While discrete seven-segment LED displays like the LTD-323JR remain vital for many applications due to their simplicity, robustness, and low cost, several trends are evident in the display technology landscape:

• Integration: There is a move towards displays with integrated driver ICs ("intelligent displays") that simplify the host controller interface, often using serial protocols like I2C or SPI.
• Alternative Technologies: For applications requiring more complex graphics or alphanumerics, dot-matrix LED displays, OLEDs (Organic LEDs), and LCDs are increasingly used. However, for simple numeric readouts requiring high brightness and wide viewing angles, seven-segment LEDs like the LTD-323JR are often the optimal choice.
• Miniaturization & Efficiency: Ongoing developments in LED chip technology continue to improve luminous efficacy (lumens per watt), allowing for brighter displays at lower currents or enabling further miniaturization.

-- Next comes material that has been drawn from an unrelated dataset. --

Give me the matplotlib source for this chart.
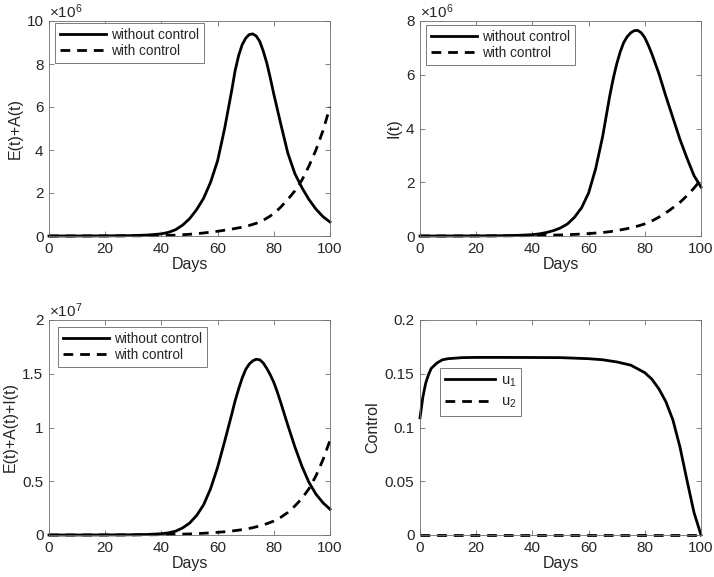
import matplotlib
matplotlib.use("Agg")
import matplotlib.pyplot as plt
from matplotlib.ticker import FuncFormatter

plt.rcParams['font.family'] = ['Liberation Sans', 'DejaVu Sans']
plt.rcParams['mathtext.fontset'] = 'custom'
plt.rcParams['mathtext.rm'] = 'Liberation Sans'
plt.rcParams['mathtext.it'] = 'Liberation Sans'

# Days for the epidemic curves
days = [0, 10, 20, 30, 35, 40, 42.5, 45, 47.5, 50, 52.5, 55, 57.5, 60, 62.5,
        65, 66.25, 67.5, 68.75, 70, 71.25, 72.5, 73.75, 75, 76.25, 77.5, 78.75, 80, 81.25, 82.5,
        85, 87.5, 90, 92.5, 95, 97.5, 100]

# E(t)+A(t), units of 1e6
ea_without = [0, 0.002, 0.006, 0.02, 0.045, 0.1, 0.17, 0.29, 0.5, 0.8, 1.22, 1.75, 2.5, 3.5, 5.0,
              6.75, 7.7, 8.4, 8.9, 9.2, 9.37, 9.4, 9.3, 9.05, 8.6, 8.05, 7.35, 6.6, 5.9, 5.2,
              3.85, 2.9, 2.25, 1.7, 1.25, 0.9, 0.65]
ea_with = [0, 0.001, 0.003, 0.008, 0.013, 0.02, 0.03, 0.04, 0.06, 0.08, 0.11, 0.14, 0.18, 0.22, 0.27,
           0.32, 0.35, 0.38, 0.41, 0.45, 0.49, 0.54, 0.59, 0.65, 0.73, 0.83, 0.93, 1.05, 1.19, 1.35,
           1.7, 2.1, 2.6, 3.25, 4.0, 4.9, 6.0]

# I(t), units of 1e6
i_without = [0, 0.001, 0.004, 0.012, 0.025, 0.05, 0.08, 0.13, 0.2, 0.3, 0.45, 0.7, 1.05, 1.6, 2.5,
             3.7, 4.45, 5.2, 5.85, 6.4, 6.85, 7.2, 7.42, 7.56, 7.64, 7.65, 7.56, 7.38, 7.1, 6.78,
             6.05, 5.2, 4.4, 3.6, 2.9, 2.25, 1.82]
i_with = [0, 0.001, 0.003, 0.006, 0.01, 0.015, 0.02, 0.025, 0.032, 0.04, 0.05, 0.06, 0.075, 0.09, 0.11,
          0.13, 0.145, 0.16, 0.18, 0.2, 0.225, 0.25, 0.275, 0.3, 0.335, 0.37, 0.41, 0.45, 0.5, 0.56,
          0.7, 0.86, 1.05, 1.25, 1.5, 1.78, 2.1]

# E(t)+A(t)+I(t), units of 1e7
eai_without = [0, 0.0002, 0.0008, 0.002, 0.005, 0.012, 0.02, 0.035, 0.065, 0.11, 0.18, 0.28, 0.43, 0.63, 0.87,
               1.12, 1.25, 1.36, 1.46, 1.54, 1.59, 1.62, 1.635, 1.63, 1.6, 1.55, 1.49, 1.42, 1.33, 1.23,
               1.02, 0.82, 0.64, 0.49, 0.38, 0.3, 0.24]
eai_with = [0, 0.0002, 0.0005, 0.001, 0.002, 0.003, 0.004, 0.006, 0.008, 0.01, 0.013, 0.016, 0.02, 0.025, 0.03,
            0.037, 0.041, 0.045, 0.05, 0.055, 0.061, 0.068, 0.076, 0.085, 0.095, 0.105, 0.117, 0.13, 0.147, 0.165,
            0.21, 0.27, 0.34, 0.43, 0.55, 0.7, 0.88]

# Controls
days_u = [0, 1, 2, 3, 4, 6, 8, 10, 15, 20, 30, 40, 50, 55, 60, 65, 70, 75, 80, 82.5,
          85, 87.5, 90, 92.5, 95, 97.5, 100]
u1 = [0.109, 0.128, 0.141, 0.149, 0.155, 0.160, 0.163, 0.164, 0.165, 0.1652, 0.1652,
      0.1651, 0.165, 0.1645, 0.164, 0.163, 0.161, 0.158, 0.151, 0.145, 0.136, 0.124,
      0.107, 0.082, 0.051, 0.021, 0.0]
days_u2 = [0, 100]
u2 = [0, 0]

W, H = 714, 577
fig = plt.figure(figsize=(W / 100, H / 100), dpi=100)

TXT = '#262626'
EDGE = '#6e6e6e'


def make_axes(x0, y0, x1, y1):
    return fig.add_axes([x0 / W, 1 - y1 / H, (x1 - x0) / W, (y1 - y0) / H])


def style(ax, ymax, yticks, ylabel, scale=None):
    ax.set_xlim(0, 100)
    ax.set_ylim(0, ymax)
    ax.set_xticks([0, 20, 40, 60, 80, 100])
    ax.set_yticks(yticks)
    ax.yaxis.set_major_formatter(FuncFormatter(lambda v, p: '%g' % v))
    ax.tick_params(direction='in', top=True, right=True, length=3.5, width=0.6,
                   color=EDGE, labelcolor=TXT, labelsize=11, pad=4)
    for s in ax.spines.values():
        s.set_color(EDGE)
        s.set_linewidth(0.6)
    ax.set_xlabel('Days', fontsize=11.5, color=TXT, labelpad=1)
    ax.set_ylabel(ylabel, fontsize=11.5, color=TXT, labelpad=3)
    if scale is not None:
        ax.text(0.0, 1.0, r'$\times$10$^{%d}$' % scale, transform=ax.transAxes,
                fontsize=11, color=TXT, ha='left', va='bottom')


def add_legend(ax, labels, x, y, fs=9.8, spacing=0.15):
    leg = ax.legend(labels, loc='upper left', bbox_to_anchor=(x / W, 1 - y / H),
                    bbox_transform=fig.transFigure, fontsize=fs, frameon=True,
                    fancybox=False, framealpha=1, edgecolor='#7a7a7a',
                    handlelength=3.4, handletextpad=0.4, borderpad=0.35,
                    labelspacing=spacing, borderaxespad=0)
    leg.get_frame().set_linewidth(0.7)
    for t in leg.get_texts():
        t.set_color(TXT)


lw = 2.0
dash = (0, (3.5, 2.5))

ax1 = make_axes(49, 21, 330, 236)
ax1.plot(days, ea_without, color='black', lw=lw, clip_on=False)
ax1.plot(days, ea_with, color='black', lw=lw, linestyle=dash, clip_on=False)
style(ax1, 10, [0, 2, 4, 6, 8, 10], 'E(t)+A(t)', 6)
add_legend(ax1, ['without control', 'with control'], 55, 23)

ax2 = make_axes(420, 21, 701, 236)
ax2.plot(days, i_without, color='black', lw=lw, clip_on=False)
ax2.plot(days, i_with, color='black', lw=lw, linestyle=dash, clip_on=False)
style(ax2, 8, [0, 2, 4, 6, 8], 'I(t)', 6)
add_legend(ax2, ['without control', 'with control'], 426, 25)

ax3 = make_axes(49, 320, 330, 535)
ax3.plot(days, eai_without, color='black', lw=lw, clip_on=False)
ax3.plot(days, eai_with, color='black', lw=lw, linestyle=dash, clip_on=False)
style(ax3, 2, [0, 0.5, 1, 1.5, 2], 'E(t)+A(t)+I(t)', 7)
add_legend(ax3, ['without control', 'with control'], 58, 327)

ax4 = make_axes(420, 320, 701, 535)
ax4.plot(days_u, u1, color='black', lw=lw, clip_on=False)
ax4.plot(days_u2, u2, color='black', lw=lw, linestyle=dash, clip_on=False)
style(ax4, 0.2, [0, 0.05, 0.1, 0.15, 0.2], 'Control')
add_legend(ax4, ['u$_1$', 'u$_2$'], 440, 368, fs=10.5, spacing=0.45)

fig.savefig('out.png', dpi=100)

• Color Options: While this datasheet specifies Super Red, the same package and drive concept apply to displays using other LED technologies for different colors, such as InGaN for blue and green, or phosphor-converted white LEDs.

The LTD-323JR represents a mature, reliable, and well-understood solution that continues to serve a critical role in electronic design where clear, dependable numeric indication is required.